Barbielust

by Martha Conway
same story, different design

I am one of those few females born after 1959 who never owned a Barbie. Believe me I wanted one, but my parents had a principle: no breasts on dolls for our little girls. I didn't understand it then and I don't now, but for other reasons entirely I'm glad they never got me one. So, instead of Ken and Barbie, I made Laurie and Jo (Madame Alexander dolls) have sex in the kitchen.

But Barbie or no, every doll I or anyone else owned received rough treatment: haircuts, magic marker make-up, and burned heads when placed too near the heater and left there to melt. They submitted to junior anatomy and failed mechanical engineering projects (loose arms, rubber-banded together by my mother, was a common feature), and baths in less-than-clean water. They were tortured as I, a younger sister, was tortured, and fared much worse.

Distorted Barbie, a "visual exploration" on the Web by Mark Napier, is testament not only to our cultural fascination with Barbie, but to the distortions we put our dolls, and ourselves, through. It is essay, art, commentary, inquiry, investigation. And now Mattel, in yet another copyright face-off on the Web, wants Napier to play nicely or not play at all. They want the distorted Barbie pages gone.

Interestingly, Mattel contacted Napier's ISP, Interport, before contacting Napier himself - indeed, Napier only found out about Mattel's ... request ... via an e-mail from Interport. Interport wrote:

Again, we make no statement that a copyright infringement exists. However one may agree or disagree with this existing environment, Interport is compelled to act accordingly in a manner which limits our liability. We hope that you would appreciate our position and, as such, voluntarily remove the Web page from the Internet until the issue is resolved between Mattel, Inc. and yourself. Interport must have the Web page removed as of Wednesday 22 October 1997.

Apparently one Barbie is sold every two seconds. This is more often than a woman is beat-up, is raped, or tries on shoes. Barbie generates a lot of income. Mattel does well by Barbie. Barbie pulls her weight with the big boys. But what the big boys don't like, what they would like stopped, is that Barbie has a life of her own. Barbie, like the Beatles, like Jesus, like members of the royal family, has a media life that is under no one's control. Barbie means something to us, even those of us who have never owned a Barbie. Who holds the copyright on that?

It is an interesting issue. Napier makes no money on his Web site. He does not claim to be the designer of Barbie. But he has created a series of images in which he experiments with different Barbie faces (Kate Moss Barbie, or X-Files Barbie - a lot of it seems just plain good fun) and that got Mattel's lawyers to bark. In their letter to Interport, they merely point to Napier's site and write:

There can be no dispute that this site unlawfully infringes Mattel's copyright.

That's it. No explanation of why it infringes, or what copyright it infringes upon. Because they say so, that's why.

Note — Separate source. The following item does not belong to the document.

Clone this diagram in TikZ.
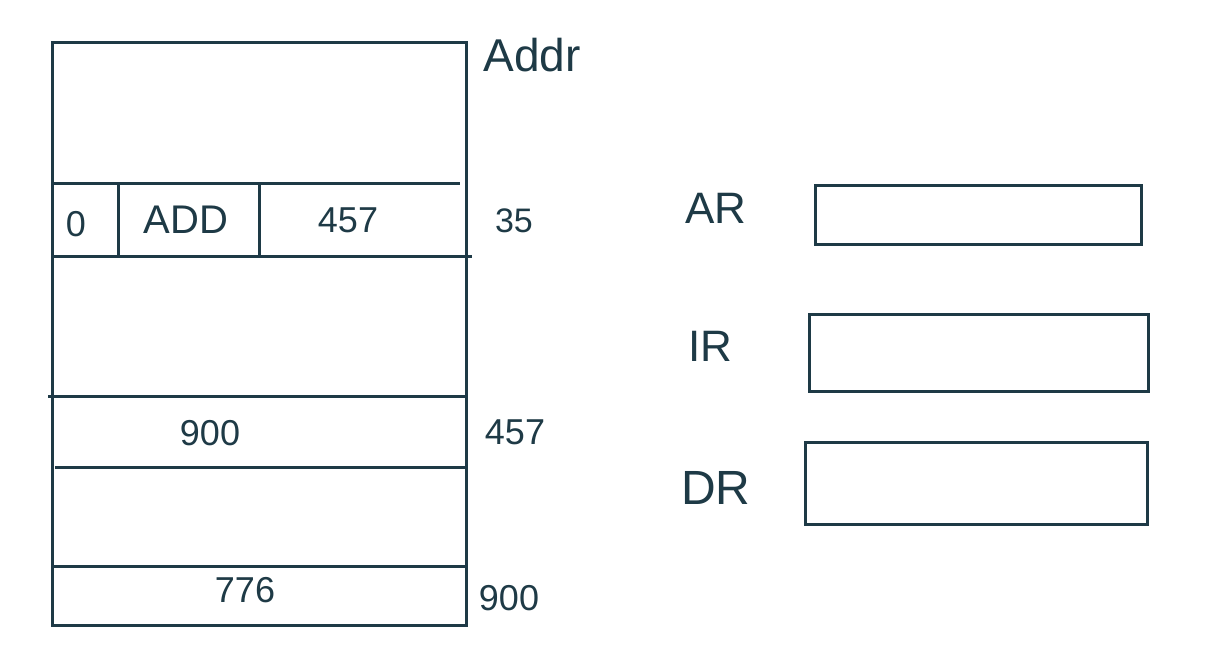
\documentclass[tikz,border=0pt]{standalone}
\usepackage{fontspec}
\setmainfont{Liberation Sans}
\definecolor{ink}{HTML}{1E3A46}
\begin{document}
\begin{tikzpicture}[x=1pt,y=-1pt,
  line/.style={draw=ink,line width=3pt},
  lbl/.style={text=ink,inner sep=0pt,font=\fontsize{40}{44}\selectfont},
  num/.style={text=ink,inner sep=0pt,font=\fontsize{36}{40}\selectfont},
  reg/.style={draw=ink,line width=3pt,inner sep=0pt,anchor=north west}]
\useasboundingbox[fill=white] (0,0) rectangle (1227,665);
% memory frame
\node[reg,minimum width=414pt,minimum height=583pt] (mem) at (51,41) {};
% horizontal lines
\coordinate (h1a) at (51,183); \coordinate (h1b) at (460,183);
\coordinate (h2a) at (51,256); \coordinate (h2b) at (472,256);
\coordinate (h3a) at (48,396); \coordinate (h3b) at (465,396);
\coordinate (h4a) at (55,467); \coordinate (h4b) at (465,467);
\coordinate (h5a) at (51,566); \coordinate (h5b) at (465,566);
\draw[line] (h1a) -- (h1b);
\draw[line] (h2a) -- (h2b);
\draw[line] (h3a) -- (h3b);
\draw[line] (h4a) -- (h4b);
\draw[line] (h5a) -- (h5b);
% vertical dividers in instruction word
\coordinate (v1a) at (118,183); \coordinate (v1b) at (118,258);
\coordinate (v2a) at (259,183); \coordinate (v2b) at (259,256);
\draw[line] (v1a) -- (v1b);
\draw[line] (v2a) -- (v2b);
% memory contents
\node[num] (i) at (76,224) {0};
\node[lbl] (op) at (186,220) {ADD};
\node[num] (ad) at (348,220) {457};
\node[num] (m457) at (210,433) {900};
\node[num] (m900) at (245,590) {776};
% addresses
\node[lbl,font=\fontsize{46}{50}\selectfont] (addr) at (532,55) {Addr};
\node[num,font=\fontsize{34}{38}\selectfont] (a35) at (514,221) {35};
\node[num] (a457) at (515,432) {457};
\node[num] (a900) at (509,598) {900};
% registers
\node[reg,minimum width=326pt,minimum height=59pt] (AR) at (814,184) {};
\node[reg,minimum width=339pt,minimum height=77pt] (IR) at (808,313) {};
\node[reg,minimum width=342pt,minimum height=82pt] (DR) at (804,441) {};
\node[lbl,font=\fontsize{44}{48}\selectfont] (lAR) at (716,208) {AR};
\node[lbl,font=\fontsize{44}{48}\selectfont] (lIR) at (710,346) {IR};
\node[lbl,font=\fontsize{48}{52}\selectfont] (lDR) at (716,488) {DR};
\end{tikzpicture}
\end{document}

But when does a product, like a person, move from the producer-owned icon to a cultural icon? And why cannot Napier, if he is not making money, say what he thinks about Barbie? Can he - is he allowed to - say what he thinks about Barbie without using an actual Barbie image? And if so, why is the image of Barbie so much more potent, so much more lethal, than just the name? If you distort the image and are reprehensible for that, what is to stop you from being reprehensible for distorting the name?

Napier has taken down his pages. He has put up "Distorted Barblie" pages instead. He has distorted the Barbie name. Will he receive another letter from Mattel? Will the Simpsons receive a letter about "Malibu Stacy?"

Dogs pissing on lawns. You would think their bladder would eventually empty, but I-ownism just goes on and on. I can't believe that Napier makes any sort of dent in the Barbie revenue. Neither does Mattel. The real issue is image - no, not even that, but creating legal precedents. Posturing. Bullying. Pissing on lawns.

What would Barbie do? Much has been said about the appearance of Barbie, her face and figure, and what this says about what we want women to be. I'll tell you this much, though, as a woman: Barbie works out. And she works hard on her hair. You think hair like that is easy? Her face, too. All this grooming takes time and effort. Barbie is no slacker. She gets the big picture. She is into self promotion. Barbie would protest, in her way. Get her story into the media, appear on Web sites. Tell her point of view by way of photo ops. Barbie would be linking.